You can certainly do fair amount of tinkering with any rifle and improve its accuracy, a lot of people do that with JW15. The lower end and the rougher the factory job, the more improvement potential for home jobs.
However, to say that "it is not neccesary [sic] to spend a large amount of money on aftermarket parts for the 10/22 when [sic] the same result" is simply not true. There is no amount of work you can do to the factory barrel to bring it to the same level as a Kidd/Lilja/Whistlepig/Magnum Research barrel. If it did these companies would not have existed. Or olympic shooters would be shooting 50 USD ruger barrels, instead of 450 USD Lilja barrels. here is a test at 100 yards/91 metres. KIDD does 0.261 MOA with real match ammo, and 0.481 MOA with CCI standard velocity. Try that with a factory ruger.

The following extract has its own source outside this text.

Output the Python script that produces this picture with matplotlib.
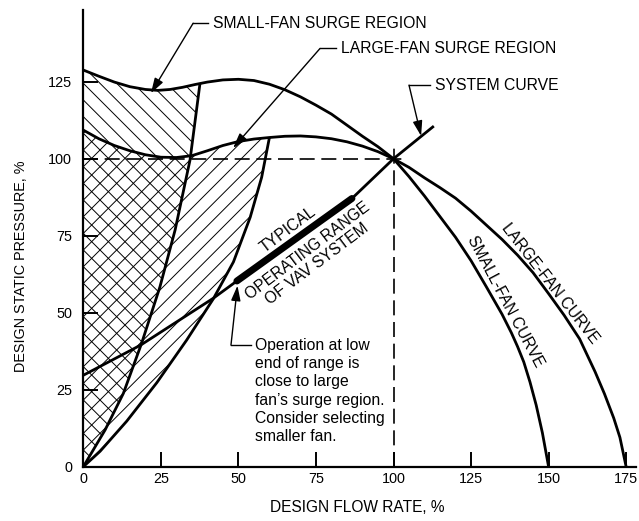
import numpy as np
import matplotlib.pyplot as plt

plt.rcParams['font.family'] = ['Liberation Sans', 'DejaVu Sans']
plt.rcParams['hatch.linewidth'] = 0.7

# fan curves (design flow %, design static pressure %)
small_fan_flow = [0, 5, 10, 15, 20, 24, 28, 32, 36, 40, 45, 50, 55, 60, 65, 70, 75, 80, 85, 90, 95,
                  100, 105, 110, 115, 120, 125, 130, 135, 138, 140, 142, 144, 146, 148, 150]
small_fan_press = [128.8, 126.8, 124.9, 123.4, 122.5, 122.2, 122.5, 123.2, 124.1, 124.9, 125.6, 125.8,
                   125.4, 124.2, 122.4, 120.1, 117.4, 114.5, 110.9, 107.3, 103.9,
                   100, 94.2, 87.9, 81.2, 74.5, 66.9, 58.3, 49.5, 43.5, 39, 34, 27.5, 20, 11, 0]

large_fan_flow = [0, 5, 10, 15, 20, 25, 30, 35, 40, 45, 50, 55, 60, 65, 70, 75, 80, 85, 90, 95,
                  100, 105, 110, 115, 120, 125, 130, 135, 140, 145, 150, 155, 160, 165, 168, 171, 173, 175]
large_fan_press = [109.3, 106.5, 104.3, 102.6, 101.3, 100.5, 100.4, 101.0, 102.6, 104.3, 105.6, 106.4,
                   106.9, 107.3, 107.4, 107.1, 106.5, 105.5, 104.1, 102.3,
                   100, 97.2, 93.8, 90.6, 87.2, 83.0, 78.4, 73.8, 68.7, 63.0, 56.2, 49.2, 41.5, 30.8,
                   23.7, 15.8, 9.5, 0]

# surge limit lines
small_surge_flow = [0, 7, 12.9, 18.8, 24.7, 29.6, 34.4, 37.6]
small_surge_press = [0, 11.9, 23.8, 40.1, 58.4, 76.9, 99.6, 124.4]
large_surge_flow = [0, 5.4, 14, 23.7, 33.3, 41.9, 48.4, 53.8, 57.5, 60]
large_surge_press = [0, 5.0, 14.8, 27.3, 41.1, 54.5, 66.5, 81, 94, 106.9]

# system curve and VAV operating range
system_flow = [0, 18.5, 41.9, 49.5, 86.6, 100, 113]
system_press = [29.7, 39.5, 54.7, 60.3, 87.1, 100, 110.6]
op_low, op_high = 49.5, 86.6
design_flow, design_press = 100, 100

xticks = [0, 25, 50, 75, 100, 125, 150, 175]
yticks = [0, 25, 50, 75, 100, 125]

fig = plt.figure(figsize=(6.39, 5.21), dpi=100)
ax = fig.add_axes([0.1304, 0.1042, 0.865, 0.8766])
ax.set_xlim(0, 178.2)
ax.set_ylim(0, 148.3)

# surge regions: overlap of the two hatches gives the cross-hatch
sf, sp = np.array(small_fan_flow), np.array(small_fan_press)
keep = sf < small_surge_flow[-1]
ax.fill(np.r_[small_surge_flow, sf[keep][::-1]], np.r_[small_surge_press, sp[keep][::-1]],
        facecolor='none', edgecolor='black', hatch='\\\\', linewidth=0)
lf, lp = np.array(large_fan_flow), np.array(large_fan_press)
keep = lf < large_surge_flow[-1]
ax.fill(np.r_[large_surge_flow, lf[keep][::-1]], np.r_[large_surge_press, lp[keep][::-1]],
        facecolor='none', edgecolor='black', hatch='//', linewidth=0)

# design point dashed lines
ax.plot([0, design_flow + 4], [design_press, design_press], color='black', lw=1.2, ls=(0, (9, 4)))
ax.plot([design_flow, design_flow], [0, design_press + 4], color='black', lw=1.2, ls=(0, (9, 4)))

for xs, ys in [(small_fan_flow, small_fan_press), (large_fan_flow, large_fan_press),
               (small_surge_flow, small_surge_press), (large_surge_flow, large_surge_press),
               (system_flow, system_press)]:
    ax.plot(xs, ys, color='black', lw=2, clip_on=False, solid_capstyle='butt')

sx, sy = np.array(system_flow), np.array(system_press)
rng = (sx >= op_low) & (sx <= op_high)
ax.plot(sx[rng], sy[rng], color='black', lw=5, solid_capstyle='round')

# leaders
fs = 11.3
arrow = dict(arrowstyle='-|>,head_length=0.7,head_width=0.22', color='black', lw=1,
             shrinkA=0, shrinkB=0, mutation_scale=13)


def leader(text, tx, ty, ex, tip):
    ax.text(tx, ty, text, ha='left', va='center', fontsize=fs)
    ax.plot([ex, tx - 1.6], [ty, ty], color='black', lw=1)
    ax.annotate('', xy=tip, xytext=(ex, ty), arrowprops=arrow)


leader('SMALL-FAN SURGE REGION', 41.8, 144, 35.4, (21.8, 121.3))
leader('LARGE-FAN SURGE REGION', 83.1, 135.8, 76.3, (48.3, 103.5))
leader('SYSTEM CURVE', 113.4, 123.9, 105, (108.9, 107.4))

ax.text(55.3, 41.9, 'Operation at low\nend of range is\nclose to large\nfan\u2019s surge region.\n'
        'Consider selecting\nsmaller fan.', ha='left', va='top', fontsize=fs, linespacing=1.28)
ax.plot([47.6, 54.1], [39.5, 39.5], color='black', lw=1)
ax.annotate('', xy=(49.7, 58.8), xytext=(47.6, 39.5), arrowprops=arrow)

ax.text(66.0, 77.1, 'TYPICAL', rotation=37, ha='center', va='center',
        rotation_mode='anchor', fontsize=fs)
ax.text(73.9, 68.0, 'OPERATING RANGE\nOF VAV SYSTEM', rotation=37, ha='center', va='center',
        rotation_mode='anchor', multialignment='center', fontsize=fs, linespacing=1.1)
ax.text(135.9, 53.6, 'SMALL-FAN CURVE', rotation=-62, ha='center', va='center',
        rotation_mode='anchor', fontsize=fs)
ax.text(150.6, 59.4, 'LARGE-FAN CURVE', rotation=-52, ha='center', va='center',
        rotation_mode='anchor', fontsize=fs)

for side in ['top', 'right']:
    ax.spines[side].set_visible(False)
for side in ['left', 'bottom']:
    ax.spines[side].set_linewidth(1.6)
ax.set_xticks(xticks)
ax.set_yticks(yticks)
ax.tick_params(direction='in', length=11, width=1.4, labelsize=10.4)
ax.tick_params(axis='y', pad=8)
ax.tick_params(axis='x', pad=4)

fig.text(357.5 / 639, 1 - 508 / 521, 'DESIGN FLOW RATE, %', ha='center', va='center', fontsize=11.2)
fig.text(21 / 639, 1 - 266.7 / 521, 'DESIGN STATIC PRESSURE, %', ha='center', va='center',
         rotation=90, fontsize=10.4)

fig.savefig('out.png', dpi=100)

As far as hunting goes, there are two different aspects of it. If you always shoot with a rest/bipod/stand, then you do not really need a very accurate rifle. a 1.5 inch/50 meters rifle will be good enough - so called "minute of rabbit". However if you shoot free hand all the time, and if your own hand introduces about 1.5 inches of spread at 50 meters, putting another 1.5 inches on top of that is too much. That is why some people like to have target shooting level accuracy in their hunting rifles. I am a hobbyist who shoot possums free hand 100% the time. 1/3 standing, 1/3 kneeling, 1/3 sitting. Factory ruger's accuracy does not cut it no matter how much work is put in.

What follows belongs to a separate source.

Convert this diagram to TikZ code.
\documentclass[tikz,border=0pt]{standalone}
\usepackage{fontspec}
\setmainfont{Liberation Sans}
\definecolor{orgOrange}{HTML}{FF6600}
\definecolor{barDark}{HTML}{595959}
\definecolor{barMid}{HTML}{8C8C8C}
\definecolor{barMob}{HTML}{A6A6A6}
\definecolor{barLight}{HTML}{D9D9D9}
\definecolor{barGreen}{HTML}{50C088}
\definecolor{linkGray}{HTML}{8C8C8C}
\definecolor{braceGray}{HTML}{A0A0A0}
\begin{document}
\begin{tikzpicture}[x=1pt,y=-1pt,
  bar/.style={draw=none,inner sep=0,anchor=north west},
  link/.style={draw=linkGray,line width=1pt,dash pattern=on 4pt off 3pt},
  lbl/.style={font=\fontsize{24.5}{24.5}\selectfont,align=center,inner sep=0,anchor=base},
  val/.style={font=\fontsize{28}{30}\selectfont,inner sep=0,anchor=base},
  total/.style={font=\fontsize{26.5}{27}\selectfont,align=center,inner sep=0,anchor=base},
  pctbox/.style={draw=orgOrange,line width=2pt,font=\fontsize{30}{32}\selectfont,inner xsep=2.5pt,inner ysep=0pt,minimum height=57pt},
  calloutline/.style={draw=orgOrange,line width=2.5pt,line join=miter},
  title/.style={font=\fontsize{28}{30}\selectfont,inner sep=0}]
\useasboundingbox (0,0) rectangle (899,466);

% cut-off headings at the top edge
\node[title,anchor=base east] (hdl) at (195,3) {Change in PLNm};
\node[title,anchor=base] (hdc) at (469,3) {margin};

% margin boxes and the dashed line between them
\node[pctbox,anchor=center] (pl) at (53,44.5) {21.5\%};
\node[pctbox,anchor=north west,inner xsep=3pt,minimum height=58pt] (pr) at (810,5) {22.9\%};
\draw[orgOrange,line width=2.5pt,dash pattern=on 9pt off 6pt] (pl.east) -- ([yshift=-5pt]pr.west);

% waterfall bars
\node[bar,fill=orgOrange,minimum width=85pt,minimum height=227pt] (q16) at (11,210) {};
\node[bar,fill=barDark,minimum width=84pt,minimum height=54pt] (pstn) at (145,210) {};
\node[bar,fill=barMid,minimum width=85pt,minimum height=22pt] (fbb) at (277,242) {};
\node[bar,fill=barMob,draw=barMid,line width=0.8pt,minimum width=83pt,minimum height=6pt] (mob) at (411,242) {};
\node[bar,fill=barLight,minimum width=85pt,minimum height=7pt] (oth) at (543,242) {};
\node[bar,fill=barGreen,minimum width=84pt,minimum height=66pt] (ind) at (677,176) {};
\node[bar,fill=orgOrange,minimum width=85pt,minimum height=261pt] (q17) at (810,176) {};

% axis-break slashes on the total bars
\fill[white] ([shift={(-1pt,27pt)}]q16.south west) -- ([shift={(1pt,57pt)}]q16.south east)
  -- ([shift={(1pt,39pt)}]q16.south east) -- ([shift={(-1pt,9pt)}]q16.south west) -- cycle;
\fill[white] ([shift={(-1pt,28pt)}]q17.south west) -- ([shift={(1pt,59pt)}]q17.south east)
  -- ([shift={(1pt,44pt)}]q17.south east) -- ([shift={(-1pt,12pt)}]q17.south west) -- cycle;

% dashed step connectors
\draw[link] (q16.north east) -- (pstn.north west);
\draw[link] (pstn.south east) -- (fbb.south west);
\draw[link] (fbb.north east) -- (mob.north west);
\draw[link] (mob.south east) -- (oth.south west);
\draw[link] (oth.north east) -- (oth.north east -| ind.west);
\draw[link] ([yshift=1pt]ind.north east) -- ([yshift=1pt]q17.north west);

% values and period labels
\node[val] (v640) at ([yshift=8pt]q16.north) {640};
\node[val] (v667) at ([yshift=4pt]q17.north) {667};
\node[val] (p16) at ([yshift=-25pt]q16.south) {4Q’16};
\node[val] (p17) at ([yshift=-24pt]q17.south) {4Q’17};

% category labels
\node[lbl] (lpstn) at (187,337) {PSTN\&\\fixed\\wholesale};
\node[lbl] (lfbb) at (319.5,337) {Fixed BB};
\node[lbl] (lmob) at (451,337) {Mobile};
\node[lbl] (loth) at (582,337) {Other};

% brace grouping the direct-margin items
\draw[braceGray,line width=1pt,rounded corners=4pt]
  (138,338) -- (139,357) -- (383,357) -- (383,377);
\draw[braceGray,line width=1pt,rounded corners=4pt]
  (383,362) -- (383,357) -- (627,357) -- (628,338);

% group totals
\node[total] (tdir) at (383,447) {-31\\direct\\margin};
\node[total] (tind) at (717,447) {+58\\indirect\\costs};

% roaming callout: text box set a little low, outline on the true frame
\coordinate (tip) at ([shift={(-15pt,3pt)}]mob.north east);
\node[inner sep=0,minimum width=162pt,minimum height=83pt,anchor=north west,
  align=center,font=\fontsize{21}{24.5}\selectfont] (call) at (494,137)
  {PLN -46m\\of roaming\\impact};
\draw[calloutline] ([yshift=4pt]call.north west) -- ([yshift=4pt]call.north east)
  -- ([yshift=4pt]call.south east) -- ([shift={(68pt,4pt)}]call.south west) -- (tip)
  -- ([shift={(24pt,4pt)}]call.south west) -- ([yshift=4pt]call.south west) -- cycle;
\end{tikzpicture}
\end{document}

To be sure, I do not advocate for tinkering 10/22 at all. My view has been explained in previous posts but I elaborate it again:
1. if you want to have an accurate rifle for the least amount of money and trouble, do not buy 10/22. buy marlin, cz452 or em332.

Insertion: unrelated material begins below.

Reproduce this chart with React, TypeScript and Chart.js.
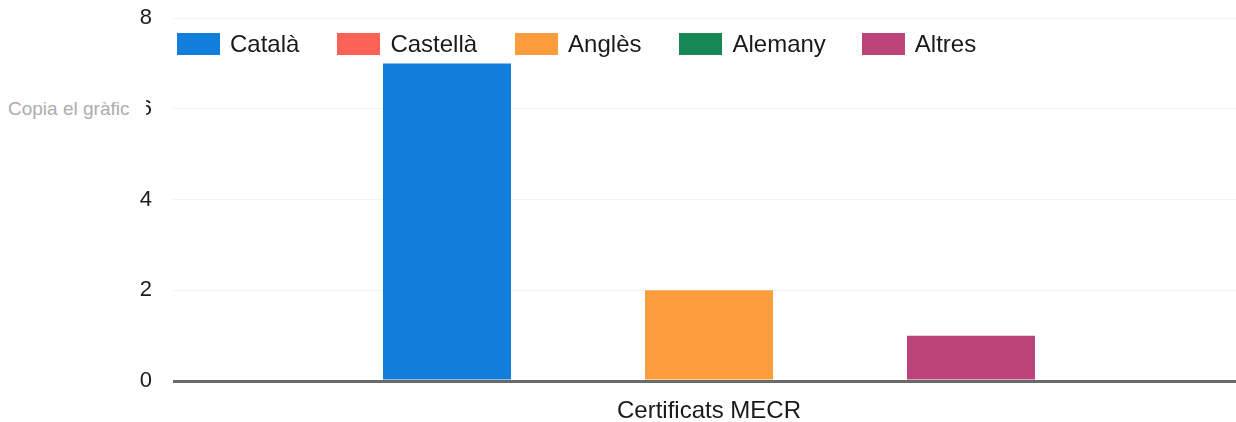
import React, { useEffect, useRef } from "react";
import { Chart, registerables } from "chart.js";

Chart.register(...registerables);

const categories = ["Certificats MECR"];
const seriesNames = ["Català", "Castellà", "Anglès", "Alemany", "Altres"];
const seriesValues = [[7], [0], [2], [0], [1]];
const seriesColors = ["#137ddb", "#fc6255", "#fb9c3d", "#178755", "#bb4479"];
const yTicks = [0, 2, 4, 6, 8];

const FONT = "'Liberation Sans', Arial, sans-serif";

export default function App() {
  const canvasRef = useRef<HTMLCanvasElement | null>(null);

  useEffect(() => {
    const canvas = canvasRef.current;
    if (!canvas) return;
    const chart = new Chart(canvas, {
      type: "bar",
      data: {
        labels: categories,
        datasets: seriesNames.map((name, i) => ({
          label: name,
          data: seriesValues[i],
          backgroundColor: seriesColors[i],
          borderWidth: 0,
          categoryPercentage: 0.611,
          barPercentage: 0.977,
        })),
      },
      options: {
        responsive: false,
        animation: false,
        devicePixelRatio: 1,
        layout: { padding: { top: 18, bottom: 0, left: 0, right: 0 } },
        plugins: {
          legend: { display: false },
          tooltip: { enabled: false },
        },
        scales: {
          x: {
            afterFit: (scale: any) => {
              scale.height = 41;
              scale.paddingLeft = 0;
              scale.paddingRight = 0;
              scale.paddingTop = 0;
              scale.paddingBottom = 0;
            },
            grid: { display: false },
            border: { display: false },
            ticks: {
              color: "#1a1a1a",
              padding: 8,
              font: { family: FONT, size: 24 },
            },
          },
          y: {
            min: 0,
            max: 8,
            afterFit: (scale: any) => {
              scale.width = 173;
              scale.paddingTop = 0;
              scale.paddingBottom = 0;
            },
            afterBuildTicks: (scale: any) => {
              scale.ticks = yTicks.map((v) => ({ value: v }));
            },
            border: { display: false },
            grid: {
              drawTicks: false,
              color: (ctx: any) => (ctx.tick && ctx.tick.value === 0 ? "#6a6a6a" : "#f3f3f3"),
              lineWidth: (ctx: any) => (ctx.tick && ctx.tick.value === 0 ? 3 : 1),
            },
            ticks: {
              color: "#1a1a1a",
              padding: 21,
              font: { family: FONT, size: 22 },
            },
          },
        },
      },
    });
    return () => chart.destroy();
  }, []);

  return (
    <div
      style={{
        position: "fixed",
        left: 0,
        top: 0,
        width: 1236,
        height: 422,
        overflow: "hidden",
        background: "#fff",
      }}
    >
      <div style={{ position: "relative", width: 1245, height: 422 }}>
        <canvas ref={canvasRef} width={1245} height={422} style={{ display: "block" }} />
        <div
          style={{
            position: "absolute",
            left: 177,
            top: 33,
            display: "flex",
            alignItems: "center",
            fontFamily: FONT,
            fontSize: 24,
            color: "#1a1a1a",
            lineHeight: "22px",
          }}
        >
          {seriesNames.map((name, i) => (
            <div key={name} style={{ display: "flex", alignItems: "center", marginRight: i === 3 ? 36 : 38 }}>
              <span
                style={{
                  display: "inline-block",
                  width: 43,
                  height: 22,
                  background: seriesColors[i],
                  marginRight: 10,
                }}
              />
              <span>{name}</span>
            </div>
          ))}
        </div>
        <div
          style={{
            position: "absolute",
            left: 8,
            top: 97,
            width: 138,
            height: 24,
            background: "#fff",
            fontFamily: FONT,
            fontSize: 19,
            lineHeight: "24px",
            color: "#a9adb2",
            whiteSpace: "nowrap",
          }}
        >
          Copia el gràfic
        </div>
      </div>
    </div>
  );
}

2. if you really want to play with a 10/22, buy the cheapest secondhand on trademe and stick with it as is. Personally I have never found the appeal of a normal factory 10/22. the new ones are fairly pricy for what you guy, not particularly handsome, and feels cheap with all the plastic parts.
3. if you want a competition class semi-auto, buy a full 3rd party 10/22 such as Kidd or Magnum Research.
4. it is ONLY if you already have a 10/22 and REALLY want to give it competition class accuracy, you should buy after-market parts. Many after market parts are not necessary for accuracy purposes, only buffer, barrel and trigger are strictly speaking necessary.